■ WRITTEN INSTRUCTION
Write each line of the material exactly as given, from the top through the line that contains "1.8, 1.8, 1.7]", and omit all pictures.

>> start

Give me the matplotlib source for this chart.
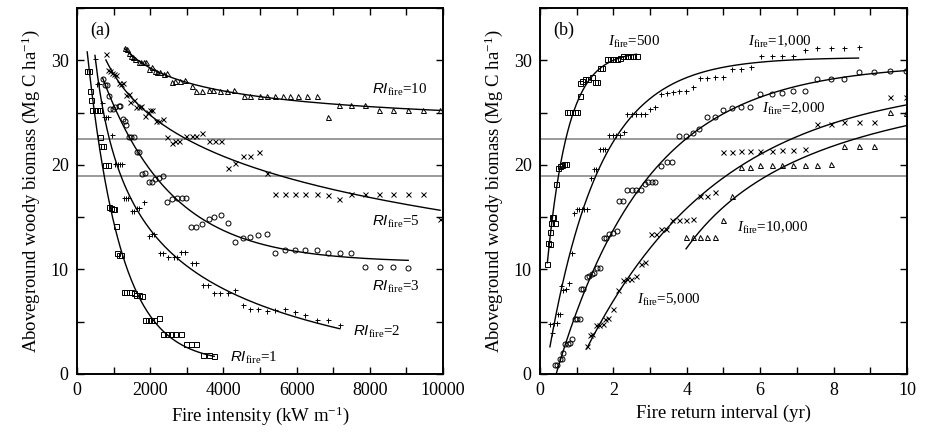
import numpy as np
import matplotlib
matplotlib.use("Agg")
import matplotlib.pyplot as plt
from matplotlib.ticker import MultipleLocator

plt.rcParams['font.family'] = ['Liberation Serif', 'DejaVu Serif']
plt.rcParams['mathtext.fontset'] = 'custom'
plt.rcParams['mathtext.rm'] = 'Liberation Serif'
plt.rcParams['mathtext.it'] = 'Liberation Serif:italic'
plt.rcParams['mathtext.sf'] = 'Liberation Sans:italic'

# ---- panel (a): biomass vs fire intensity, one series per return interval ----
ri1_x = [280, 320, 364, 382, 410, 480, 545, 610, 620, 650, 700, 774, 836, 864, 920, 980, 1020,
         1075, 1100, 1160, 1190, 1280, 1350, 1410, 1480, 1550, 1620, 1690, 1780,
         1870, 1940, 2020, 2095, 2250, 2350, 2460, 2570, 2690, 2840, 2990, 3115, 3260, 3440, 3600, 3750]
ri1_y = [29.0, 29.0, 27.1, 26.2, 25.2, 25.2, 25.2, 25.2, 22.7, 21.8, 21.8, 20.0, 20.0, 16.0, 15.9, 15.8, 15.8,
         14.2, 11.6, 11.4, 11.4, 7.8, 7.8, 7.8, 7.8, 7.7, 7.6, 7.6, 7.5,
         5.2, 5.2, 5.2, 5.2, 5.4, 3.8, 3.8, 3.8, 3.8, 3.8, 2.9, 2.9, 2.9, 1.8, 1.8, 1.7]

ri2_x = [492, 550, 600, 680, 730, 790, 850, 950, 1050, 1110, 1170, 1230, 1280, 1340, 1400,
         1500, 1560, 1630, 1700, 1840, 1960, 2050, 2110, 2260, 2350, 2480, 2640, 2720, 2840, 2960,
         3140, 3260, 3440, 3570, 3750, 3920, 4120, 4330, 4530, 4740, 4950, 5180, 5410, 5680,
         5950, 6230, 6550, 6860, 7180]
ri2_y = [30.1, 27.7, 27.7, 25.9, 24.6, 24.6, 24.6, 22.9, 20.1, 20.1, 20.1, 20.1, 16.8, 16.8, 16.8,
         15.6, 15.6, 15.9, 15.9, 16.4, 13.2, 13.4, 13.4, 11.6, 11.6, 11.2, 11.2, 11.2, 11.7, 11.7,
         10.6, 10.6, 8.5, 8.5, 7.7, 7.7, 7.7, 8.0, 6.6, 6.2, 6.2, 6.0, 6.1, 6.2,
         5.9, 5.6, 5.2, 5.2, 4.7]

ri3_x = [700, 770, 820, 865, 910, 980, 1050, 1140, 1180, 1260, 1320, 1350, 1410, 1480, 1550,
         1640, 1690, 1780, 1870, 1960, 2050, 2140, 2230, 2350, 2460, 2600, 2730, 2870, 2990,
         3120, 3260, 3420, 3600, 3750, 3930, 4120, 4330, 4530, 4730, 4950, 5180, 5410, 5680,
         5960, 6230, 6550, 6870, 7190, 7500, 7870, 8280, 8640, 9050]
ri3_y = [28.2, 27.6, 27.6, 26.6, 25.3, 25.3, 25.5, 25.6, 25.6, 24.4, 24.2, 23.8, 22.7, 22.7, 22.7,
         21.2, 21.2, 19.1, 19.2, 18.4, 18.4, 18.6, 18.7, 18.9, 16.4, 16.7, 16.8, 16.8, 16.8,
         14.1, 14.1, 14.3, 14.8, 15.0, 15.2, 14.4, 12.6, 13.0, 13.1, 13.3, 13.4, 11.6, 11.9,
         11.9, 11.9, 11.9, 11.6, 11.6, 11.6, 10.2, 10.2, 10.2, 10.1]

ri5_x = [790, 860, 910, 960, 1020, 1080, 1140, 1190, 1250, 1350, 1410, 1460, 1545, 1620, 1690, 1750,
         1870, 1930, 2000, 2050, 2170, 2230, 2350, 2460, 2600, 2690, 2780, 2990, 3140, 3260, 3420,
         3600, 3760, 3930, 4120, 4330, 4530, 4740, 4960, 5180, 5410, 5680, 5960, 6230, 6550, 6870,
         7170, 7500, 7870, 8260, 8640, 9050, 9460, 9920]
ri5_y = [30.6, 29.1, 29.0, 28.8, 28.7, 28.6, 27.8, 27.7, 27.8, 26.7, 26.8, 26.0, 26.2, 25.5, 25.5, 25.6,
         24.7, 25.1, 25.2, 25.2, 24.2, 24.2, 24.4, 22.7, 22.1, 22.3, 22.3, 22.8, 22.8, 22.8, 23.0,
         22.3, 22.3, 22.3, 19.7, 20.2, 20.8, 20.8, 21.2, 19.2, 17.2, 17.2, 17.2, 17.2, 17.2, 17.1,
         16.7, 17.2, 17.2, 17.2, 17.2, 17.2, 17.2, 14.8]

ri10_x = [1300, 1370, 1410, 1475, 1530, 1590, 1685, 1750, 1820, 1890, 1960, 2050, 2140, 2200, 2280,
          2370, 2460, 2600, 2690, 2820, 2960, 3140, 3260, 3420, 3600, 3730, 3920, 4100, 4280,
          4550, 4740, 5000, 5200, 5410, 5640, 5820, 6050, 6280, 6550, 6870, 7170, 7500, 7870,
          8260, 8640, 9050, 9460, 9920]
ri10_y = [31.2, 31.1, 30.7, 30.4, 30.3, 30.1, 29.8, 29.8, 29.8, 29.8, 29.2, 29.4, 29.0, 28.9, 28.9,
          28.7, 28.8, 27.9, 28.0, 28.0, 28.1, 27.5, 27.1, 27.1, 27.2, 27.2, 27.1, 27.1, 27.2,
          26.6, 26.6, 26.6, 26.6, 26.6, 26.6, 26.6, 26.6, 26.6, 26.6, 24.6, 25.7, 25.7, 25.7,
          25.2, 25.2, 25.2, 25.2, 25.2]

# ---- panel (b): biomass vs fire return interval, one series per intensity ----
i500_x = [0.20, 0.23, 0.26, 0.28, 0.30, 0.33, 0.36, 0.40, 0.44, 0.48, 0.54, 0.60, 0.66, 0.72,
          0.74, 0.80, 0.87, 0.94, 1.01, 1.08, 1.08, 1.15, 1.23, 1.31, 1.41, 1.50, 1.56, 1.63, 1.70,
          1.82, 1.91, 2.00, 2.09, 2.18, 2.27, 2.36, 2.45, 2.54, 2.63]
i500_y = [10.5, 12.5, 12.4, 13.6, 14.4, 15.0, 15.0, 14.4, 18.2, 19.7, 19.9, 20.0, 20.1, 20.1,
          25.1, 25.1, 25.1, 25.1, 25.1, 26.6, 27.8, 28.0, 28.2, 28.2, 28.4, 27.9, 27.9, 29.3, 29.3,
          30.1, 30.1, 30.1, 30.1, 30.2, 30.4, 30.4, 30.4, 30.4, 30.4]

i1000_x = [0.27, 0.33, 0.38, 0.45, 0.50, 0.55, 0.58, 0.64, 0.70, 0.78, 0.87, 0.93, 1.00, 1.07, 1.14,
           1.21, 1.29, 1.38, 1.46, 1.53, 1.64, 1.71, 1.78, 1.89, 1.98, 2.07, 2.18, 2.28, 2.38, 2.50,
           2.62, 2.74, 2.86, 3.00, 3.13, 3.29, 3.45, 3.62, 3.80, 3.98, 4.16, 4.36, 4.56, 4.77, 5.00,
           5.23, 5.47, 5.75, 6.02, 6.32, 6.59, 6.89, 7.23, 7.56, 7.93, 8.29, 8.68]
i1000_y = [4.8, 3.9, 4.9, 4.9, 5.7, 5.7, 8.4, 8.0, 8.1, 8.7, 11.6, 15.4, 15.8, 15.8, 15.8,
           15.8, 15.8, 18.7, 19.6, 19.6, 21.5, 21.5, 21.5, 22.9, 22.9, 22.9, 22.9, 23.1, 24.9, 24.9,
           24.9, 24.9, 24.9, 25.3, 25.5, 26.8, 26.9, 27.0, 27.1, 27.1, 27.4, 28.3, 28.3, 28.4, 28.4,
           29.2, 29.2, 29.4, 30.4, 30.4, 30.4, 30.4, 31.0, 31.2, 31.2, 31.2, 31.3]

i2000_x = [0.41, 0.47, 0.54, 0.60, 0.62, 0.68, 0.75, 0.82, 0.86, 0.95, 1.02, 1.09, 1.11, 1.18, 1.27,
           1.34, 1.41, 1.47, 1.54, 1.63, 1.74, 1.80, 1.89, 1.98, 2.09, 2.16, 2.27, 2.38, 2.50, 2.62,
           2.74, 2.86, 2.95, 3.04, 3.13, 3.29, 3.45, 3.61, 3.80, 3.98, 4.16, 4.34, 4.56, 4.77, 5.00,
           5.23, 5.47, 5.73, 6.00, 6.32, 6.59, 6.89, 7.23, 7.56, 7.93, 8.29, 8.68, 9.09, 9.55, 9.98]
i2000_y = [0.9, 0.9, 1.4, 1.4, 2.0, 2.9, 2.9, 3.0, 3.3, 5.3, 5.3, 5.3, 8.1, 8.1, 9.3,
           9.4, 9.6, 9.7, 10.1, 10.1, 13.0, 13.0, 13.4, 13.5, 13.7, 16.5, 16.5, 17.6, 17.6, 17.6,
           17.6, 18.2, 18.4, 18.4, 18.4, 19.9, 20.3, 20.3, 22.8, 22.8, 23.0, 23.4, 24.6, 24.6, 25.2,
           25.4, 25.5, 25.5, 26.8, 26.8, 26.9, 27.1, 27.1, 28.2, 28.2, 28.2, 28.9, 28.9, 29.0, 29.0]

i5000_x = [1.27, 1.36, 1.43, 1.53, 1.62, 1.71, 1.77, 1.86, 1.98, 2.13, 2.27, 2.38, 2.47, 2.62, 2.74,
           2.86, 3.02, 3.16, 3.29, 3.43, 3.61, 3.80, 3.98, 4.16, 4.35, 4.56, 4.77, 5.00, 5.23, 5.47,
           5.73, 6.00, 6.32, 6.59, 6.89, 7.23, 7.56, 7.93, 8.29, 8.68, 9.09, 9.55, 9.98]
i5000_y = [2.7, 3.7, 3.8, 4.7, 4.7, 4.8, 5.3, 5.4, 6.2, 8.0, 9.0, 9.1, 9.1, 9.4, 10.5,
           10.7, 13.4, 13.4, 13.9, 13.9, 14.7, 14.7, 14.7, 14.8, 17.0, 17.0, 17.4, 21.2, 21.2, 21.3,
           21.3, 21.3, 21.3, 21.4, 21.4, 21.5, 23.9, 23.9, 24.1, 24.1, 24.1, 26.5, 26.5]

i10000_x = [3.98, 4.16, 4.36, 4.56, 4.77, 5.00, 5.23, 5.47, 5.73, 6.00, 6.32, 6.59, 6.89, 7.23,
            7.56, 7.93, 8.29, 8.68, 9.09, 9.55, 9.98]
i10000_y = [13.1, 13.1, 13.1, 13.1, 13.1, 14.7, 17.0, 19.8, 19.8, 20.0, 20.0, 20.0, 20.0, 20.0,
            20.0, 20.1, 21.8, 21.8, 21.8, 25.1, 25.0]

ref_lines = [22.5, 18.9]


def basis(t, kind, par):
    if kind == 'exp':
        return np.exp(-par * t)
    if kind == 'pow':
        return t ** par
    return np.log(t)


def smooth_fit(x, y):
    # least-squares fit over a few simple shapes, keep the best one
    x = np.asarray(x, float)
    y = np.asarray(y, float)
    s = x.max()
    t = x / s
    xx = np.linspace(x.min(), x.max(), 200)
    tt = xx / s
    cands = [('exp', c) for c in np.linspace(0.1, 15, 150)]
    cands += [('pow', p) for p in np.linspace(-3, 3, 121) if abs(p) > 1e-6]
    cands += [('log', 0)]
    best_ssr, best_curve = None, None
    for kind, par in cands:
        A = np.column_stack([np.ones_like(t), basis(t, kind, par)])
        coef = np.linalg.lstsq(A, y, rcond=None)[0]
        ssr = ((A @ coef - y) ** 2).sum()
        if best_ssr is None or ssr < best_ssr:
            best_ssr = ssr
            best_curve = coef[0] + coef[1] * basis(tt, kind, par)
    # power law with exponential cut-off, fitted in log space
    A = np.column_stack([np.ones_like(t), np.log(t), t])
    coef = np.linalg.lstsq(A, np.log(y), rcond=None)[0]
    ssr = ((np.exp(A @ coef) - y) ** 2).sum()
    if ssr < best_ssr:
        best_curve = np.exp(coef[0] + coef[1] * np.log(tt) + coef[2] * tt)
    return xx, best_curve


fig = plt.figure(figsize=(9.25, 4.33), dpi=100)
ax1 = fig.add_axes([0.0832, 0.1363, 0.3957, 0.8452])
ax2 = fig.add_axes([0.5838, 0.1363, 0.3967, 0.8452])

mk = dict(ls='none', color='k', mfc='none', mew=0.7, ms=3.6)

series_a = [(ri1_x, ri1_y, 's'), (ri2_x, ri2_y, '+'), (ri3_x, ri3_y, 'o'),
            (ri5_x, ri5_y, 'x'), (ri10_x, ri10_y, '^')]
series_b = [(i500_x, i500_y, 's'), (i1000_x, i1000_y, '+'), (i2000_x, i2000_y, 'o'),
            (i5000_x, i5000_y, 'x'), (i10000_x, i10000_y, '^')]

for ax, series in [(ax1, series_a), (ax2, series_b)]:
    for yl in ref_lines:
        ax.axhline(yl, color='#9a9a9a', lw=1.4, zorder=1)
    for xs, ys, m in series:
        ax.plot(xs, ys, marker=m, zorder=3, **mk)
        fx, fy = smooth_fit(xs, ys)
        ax.plot(fx, fy, color='k', lw=1.0, zorder=2)
    ax.set_ylim(0, 35)
    ax.yaxis.set_major_locator(MultipleLocator(10))
    ax.yaxis.set_minor_locator(MultipleLocator(5))
    ax.tick_params(which='both', direction='in', top=True, right=True, length=5, width=1.0,
                   labelsize=13, pad=6)
    for sp in ax.spines.values():
        sp.set_linewidth(1.4)
    ax.set_ylabel('Aboveground woody biomass (Mg C ha$^{-1}$)', fontsize=13.5, labelpad=6)

ax1.set_xlim(0, 10000)
ax1.xaxis.set_major_locator(MultipleLocator(2000))
ax1.xaxis.set_minor_locator(MultipleLocator(1000))
ax1.set_xlabel('Fire intensity (kW m$^{-1}$)', fontsize=13.5)

ax2.set_xlim(0, 10)
ax2.xaxis.set_major_locator(MultipleLocator(2))
ax2.xaxis.set_minor_locator(MultipleLocator(1))
ax2.set_xlabel('Fire return interval (yr)', fontsize=13.5)

ax1.text(0.035, 0.94, '(a)', transform=ax1.transAxes, fontsize=13, va='center')
ax2.text(0.035, 0.94, '(b)', transform=ax2.transAxes, fontsize=13, va='center')

lab_a = [(8060, 27.2, '10'), (8060, 14.5, '5'), (8060, 8.3, '3'), (7540, 4.0, '2'), (4180, 1.5, '1')]
for x, y, v in lab_a:
    ax1.text(x, y, r'$\mathsf{RI}_{\mathrm{fire}}$=' + v, fontsize=10.8, va='center')

lab_b = [(1.85, 31.8, '500'), (5.67, 31.8, '1,000'), (6.05, 25.3, '2,000'),
         (5.37, 14.0, '10,000'), (2.64, 7.1, '5,000')]
for x, y, v in lab_b:
    ax2.text(x, y, r'$\mathit{I}_{\mathrm{fire}}$=' + v, fontsize=10.8, va='center')

fig.savefig('out.png', dpi=100)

>> end

■ ANSWER IN FULL
Give me the matplotlib source for this chart.
import numpy as np
import matplotlib
matplotlib.use("Agg")
import matplotlib.pyplot as plt
from matplotlib.ticker import MultipleLocator

plt.rcParams['font.family'] = ['Liberation Serif', 'DejaVu Serif']
plt.rcParams['mathtext.fontset'] = 'custom'
plt.rcParams['mathtext.rm'] = 'Liberation Serif'
plt.rcParams['mathtext.it'] = 'Liberation Serif:italic'
plt.rcParams['mathtext.sf'] = 'Liberation Sans:italic'

# ---- panel (a): biomass vs fire intensity, one series per return interval ----
ri1_x = [280, 320, 364, 382, 410, 480, 545, 610, 620, 650, 700, 774, 836, 864, 920, 980, 1020,
         1075, 1100, 1160, 1190, 1280, 1350, 1410, 1480, 1550, 1620, 1690, 1780,
         1870, 1940, 2020, 2095, 2250, 2350, 2460, 2570, 2690, 2840, 2990, 3115, 3260, 3440, 3600, 3750]
ri1_y = [29.0, 29.0, 27.1, 26.2, 25.2, 25.2, 25.2, 25.2, 22.7, 21.8, 21.8, 20.0, 20.0, 16.0, 15.9, 15.8, 15.8,
         14.2, 11.6, 11.4, 11.4, 7.8, 7.8, 7.8, 7.8, 7.7, 7.6, 7.6, 7.5,
         5.2, 5.2, 5.2, 5.2, 5.4, 3.8, 3.8, 3.8, 3.8, 3.8, 2.9, 2.9, 2.9, 1.8, 1.8, 1.7]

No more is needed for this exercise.